On nous dit, et l'on nous répète […]: Là où est le pape, là est l'Eglise. […] Mais, ne pourrait-on pas dire avec une vérité encore plus profonde et plus exacte : Là où est Marie, là est l'Eglise. Car c'est par Marie que les apôtres ont été faits fondateurs de l'Eglise. Et Marie ne se trompe pas. Et Marie est infaillible. Marie ne peut pas professer l'erreur; Marie ne peut pas pécher. Elle est sainte; elle est parfaite; elle est la lumière de Vérité. Et c'est cela qu'elle a communiqué aux apôtres. […] Lorsqu’il y a eu cette réunion à Assise, des catholiques fidèles ont voulu que Notre-Dame de Fatima vienne à Assise. Il y a eu un cortège fait par des fidèles italiens venant avec la statue de la Vierge Marie. Ils ont été refoulés. On ne voulait pas de la Vierge Marie à Assise. […]  La Vierge Marie n’est pas œcuménique, la Vierge Marie ne connaît que Jésus, Jésus et l’esprit de Jésus, l’Esprit de Vérité et l’Esprit de sainteté, ce qui est le fondement de l'Eglise, ce qu'est l'Eglise elle-même. […]Marie est mère de l’Église Catholique […] Marie est mère de l’unique Église catholique. […] Il faut être clairs, fermes et décidés et ne pas hésiter. Nous voulons être avec la Vierge Marie. Nous voulons être à la Pentecôte, avec les apôtres, avec la Vierge Marie dans l’Esprit de Vérité et dans l’Esprit de sainteté, qui est l'esprit de l'Eglise. Et nous ne voulons pas en changer. […] Et la Vierge Marie nous y aidera. Parce que la Vierge Marie est allergique à l'erreur, allergique au péché. Elle ne peut pas sentir l'erreur. Elle est la Vérité. Elle est contre l'hérésie. Elle est contre ce qui s'oppose à la Vérité, par nature. Elle est contre tout ce qui s'oppose à la sainteté, contre tout péché, quel qu’il soit, même le moindre péché véniel, le moindre péché de négligence, elle est allergique, parce qu'elle demeure sainte; elle veut demeurer dans la Vérité.

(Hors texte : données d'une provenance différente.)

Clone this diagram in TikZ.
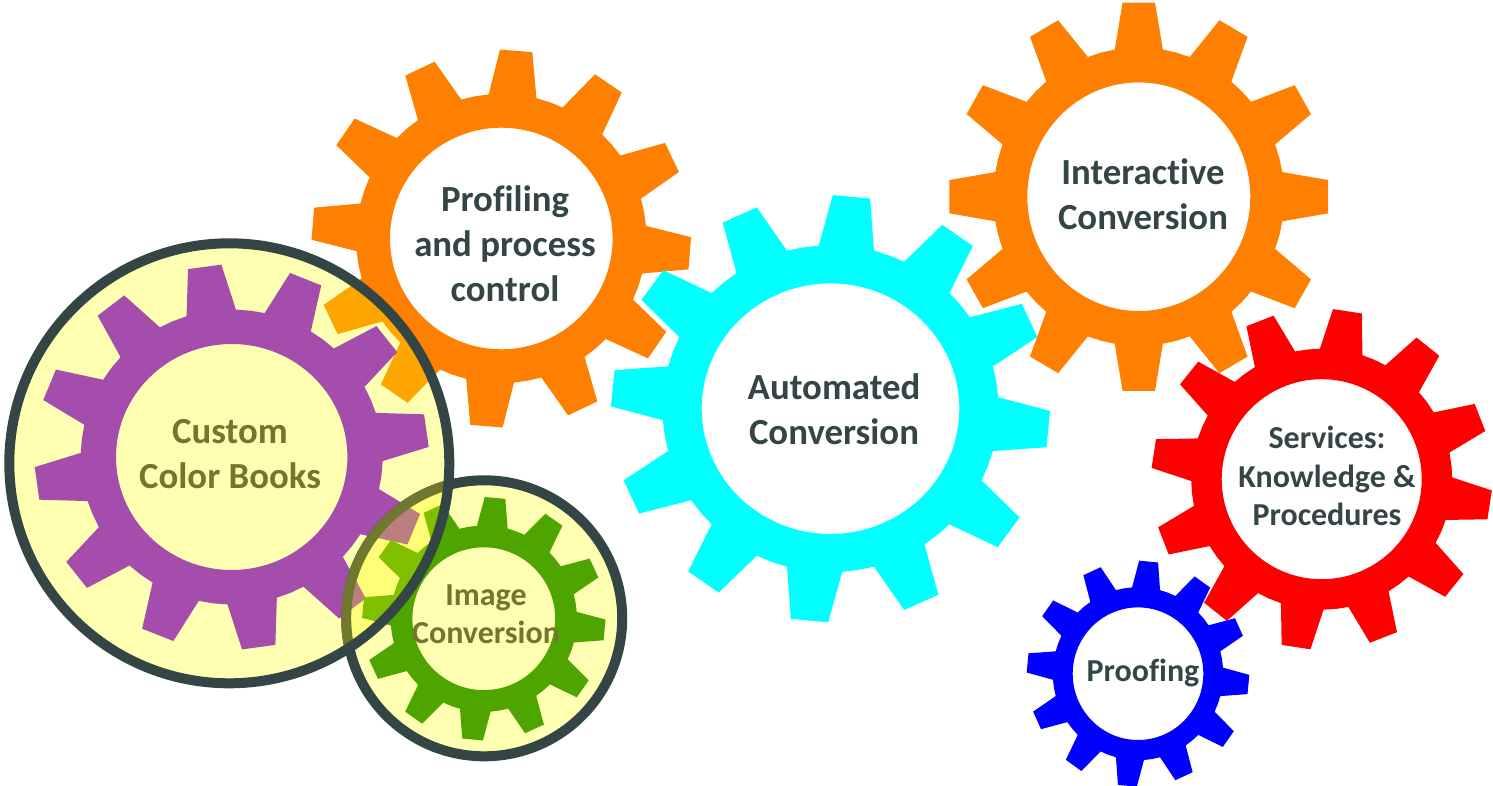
\documentclass[tikz,border=0pt]{standalone}
\usepackage{fontspec}
\setmainfont[Ligatures=NoCommon]{Carlito}

\definecolor{slate}{HTML}{344546}
\definecolor{gearorange}{HTML}{FF8000}
\definecolor{gearamber}{HTML}{FFA500}
\definecolor{gearcyan}{HTML}{00FFFF}
\definecolor{gearred}{HTML}{FF0000}
\definecolor{gearblue}{HTML}{0000FF}
\definecolor{gearpurple}{HTML}{A54DAD}
\definecolor{gearpink}{HTML}{BC7F7F}
\definecolor{geargreen}{HTML}{4EA500}
\definecolor{gearlime}{HTML}{80C000}
\definecolor{palefill}{HTML}{FFFFB2}
\definecolor{overlapfill}{HTML}{FFFF77}
\definecolor{olive}{HTML}{707830}

\tikzset{
    bigtext/.style={align=center, text=slate, font=\fontsize{36.8}{45}\selectfont\bfseries},
    smalltext/.style={align=center, text=slate, font=\fontsize{32}{38.5}\selectfont\bfseries},
    ring/.style={line width=10pt}
}

% #1,#2 centre, #3,#4 hole radii, #5 angle of one tooth, #6 colour
\newcommand{\drawgear}[6]{
    \begin{scope}[shift={(#1,#2)}, x=#3pt, y=#4pt]
        \fill[#6, even odd rule] (#5-9.5:1.305)
            \foreach \k [evaluate=\k as \a using #5+\k] in {0,30,...,330} {
                -- (\a-9.5:1.305) -- (\a-4.9:1.705) -- (\a+4.9:1.705) -- (\a+9.5:1.305) -- (\a+15:1.305)
            } -- cycle
            (0,0) circle (1);
    \end{scope}
}
\newcommand{\profilinggear}[1]{\drawgear{501.3}{238.5}{111.3}{110.8}{85.5}{#1}}
\newcommand{\bookgear}[1]{\drawgear{231.7}{457}{115.7}{113}{7.9}{#1}}
\newcommand{\imagegear}[1]{\drawgear{483.8}{618.7}{71.4}{71.4}{84.7}{#1}}

\begin{document}
\begin{tikzpicture}[x=1pt, y=-1pt]
    \useasboundingbox (0,0) rectangle (1493,786);

    \coordinate (B) at (229.3,463.3);
    \coordinate (I) at (484.2,618.3);

    \profilinggear{gearorange}
    \drawgear{830.5}{408.7}{128.8}{125.3}{84.5}{gearcyan}
    \drawgear{1138.8}{196.7}{111.5}{114.3}{90}{gearorange}
    \drawgear{1321.7}{479.2}{100}{100}{81.3}{gearred}
    \drawgear{1138}{673.7}{65.3}{66.3}{84.5}{gearblue}

    % big lens
    \fill[palefill] (B) circle (220);
    \begin{scope}
        \clip (B) circle (220);
        \profilinggear{gearamber}
    \end{scope}
    \bookgear{gearpurple}

    % small lens
    \fill[palefill] (I) circle (138);
    \imagegear{geargreen}
    \draw[ring, draw=slate] (I) circle (138);

    % where the lenses meet
    \begin{scope}
        \clip (B) circle (220);
        \fill[overlapfill] (I) circle (138);
        \begin{scope}
            \clip (I) circle (138);
            \bookgear{gearpink}
            \imagegear{gearlime}
        \end{scope}
        \draw[ring, draw=olive] (I) circle (138);
    \end{scope}
    \draw[ring, draw=slate] (B) circle (220);

    \node[bigtext] (profiling) at (505,244) {Profiling\\and process\\control};
    \node[bigtext] (automated) at (834,409) {Automated\\Conversion};
    \node[bigtext] (interactive) at (1143,194) {Interactive\\Conversion};
    \node[bigtext, text=olive] (custom) at (230,454) {Custom\\Color Books};
    \node[smalltext, text=olive] (image) at (486,614) {Image\\Conversion};
    \node[smalltext] (services) at (1327,476) {Services:\\Knowledge \&\\Procedures};
    \node[smalltext] (proofing) at (1143,673) {Proofing};
\end{tikzpicture}
\end{document}
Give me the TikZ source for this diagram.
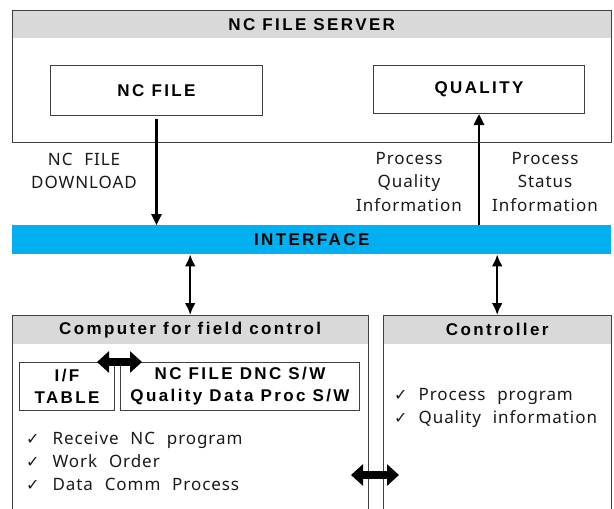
\documentclass[tikz,border=0pt]{standalone}
\usepackage{fontspec}
\setmainfont{Noto Sans}[LetterSpace=5.5, WordSpace=2.2]
\newfontfamily\hdfam{Liberation Sans}[LetterSpace=14]
\newfontfamily\symfam{DejaVu Sans}
\usetikzlibrary{arrows.meta}
\definecolor{hdgray}{HTML}{D9D9D9}
\definecolor{ifblue}{HTML}{00B0F0}
\definecolor{txt}{HTML}{1A1A1A}
\newcommand{\hd}{\hdfam\bfseries\fontsize{17}{22}\selectfont}
\newcommand{\bd}{\fontsize{17}{23.5}\selectfont}
\newcommand{\chk}{{\symfam\fontsize{16}{16}\selectfont ✓}}
\begin{document}
\begin{tikzpicture}[x=1pt,y=-1pt,
  frame/.style={draw=black!75, line width=1pt, inner sep=0pt, anchor=north west},
  hdrband/.style={fill=hdgray, draw=none, inner sep=0pt, anchor=north west, font=\hd},
  lbl/.style={align=center, inner sep=0pt, font=\bd, text=txt},
  item/.style={anchor=base west, inner sep=0pt, font=\bd, text=txt},
  thickarr/.style={line width=2.6pt, -{Triangle[length=11pt,width=10pt]}},
  dblarr/.style={line width=2.3pt, {Latex[length=12pt,width=11pt]}-{Latex[length=12pt,width=11pt]}},
  fatarr/.style={line width=8pt, {Triangle[length=12pt,width=21pt]}-{Triangle[length=12pt,width=21pt]}}
]
\useasboundingbox (0,0) rectangle (614,509);
\clip (0,0) rectangle (614,509);
\fill[white] (0,0) rectangle (614,509);

% server
\node[hdrband, minimum width=599pt, minimum height=28pt] (serverhd) at (12,10) {NC FILE SERVER};
\node[frame, minimum width=599pt, minimum height=132pt] (server) at (12,10) {};
\node[frame, minimum width=212pt, minimum height=50pt, font=\hd] (ncfile) at (50,65) {NC FILE};
\node[frame, minimum width=211pt, minimum height=48pt, font=\hd] (quality) at (373,65) {QUALITY};

% interface
\node[fill=ifblue, minimum width=599pt, minimum height=29pt, inner sep=0pt, anchor=north west, font=\hd] (iface) at (12,225) {INTERFACE};

\draw[thickarr] ([yshift=-3pt]ncfile.south) -- (ncfile.south |- iface.north);
\draw[thickarr] (quality.south |- iface.north) -- (quality.south);

\node[lbl] (dl) at (84,171) {NC FILE\\DOWNLOAD};
\node[lbl] (pq) at (409,182) {Process\\Quality\\Information};
\node[lbl] (ps) at (545,182) {Process\\Status\\Information};

% computer
\node[hdrband, minimum width=356pt, minimum height=29pt] (comphd) at (12,315) {Computer for field control};
\node[frame, minimum width=356pt, minimum height=220pt] (comp) at (12,315) {};
% controller
\node[hdrband, minimum width=228pt, minimum height=29pt] (ctrlhd) at (383,315) {Controller};
\node[frame, minimum width=228pt, minimum height=220pt] (ctrl) at (383,315) {};

\draw[dblarr] (comphd.north |- iface.south) -- (comphd.north);
\draw[dblarr] (ctrlhd.north |- iface.south) -- (ctrlhd.north);

\node[frame, minimum width=95pt, minimum height=48pt, align=center, font=\hd] (iftable) at (19,362) {I/F\\TABLE};
\node[frame, minimum width=239pt, minimum height=48pt, align=center, font=\hd] (dnc) at (120,362) {NC FILE DNC S/W\\Quality Data Proc S/W};

\draw[fatarr] ([xshift=-18pt]iftable.north east) -- ([xshift=22pt]dnc.north west);

\node[item] (l1) at (26,444) {\chk\hspace{13pt}Receive NC program};
\node[item] (l2) at (26,467) {\chk\hspace{13pt}Work Order};
\node[item] (l3) at (26,490) {\chk\hspace{13pt}Data Comm Process};

\node[item] (r1) at (394,400) {\chk\hspace{11pt}Process program};
\node[item] (r2) at (394,423) {\chk\hspace{11pt}Quality information};

\coordinate (fa1) at (351,475);
\coordinate (fa2) at (399,475);
\draw[fatarr] (fa1) -- (fa2);
\end{tikzpicture}
\end{document}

Demandons-lui qu'elle nous communique cette allergie. Le Père Garrigou-Lagrange la nomme Notre-Dame de l'horreur. Qu'est-ce qu’il veut dire par là ? Il dit Notre-Dame de l'horreur, oui, parce que la Vierge Marie a horreur de l'erreur et horreur du péché. C'est dans sa nature. Elle ne peut pas sentir l'erreur; elle ne peut pas sentir le péché. Parce que l'erreur et le péché, c'est le démon. C'est lui qui a introduit cela dans le monde. Alors elle est allergique au démon. Vous savez bien qu'elle a été créée pour écraser la tête du serpent, pour réduire à néant Satan et tous les suppôts de Satan.

Alors, unissons-nous à la Vierge Marie. Demeurons bien unis à elle et elle nous préservera et de l'erreur et du péché et elle nous maintiendra dans la Vérité et la sainteté.»

«Notre-Dame de Bourguillon, Gardienne de la foi, priez pour nous!»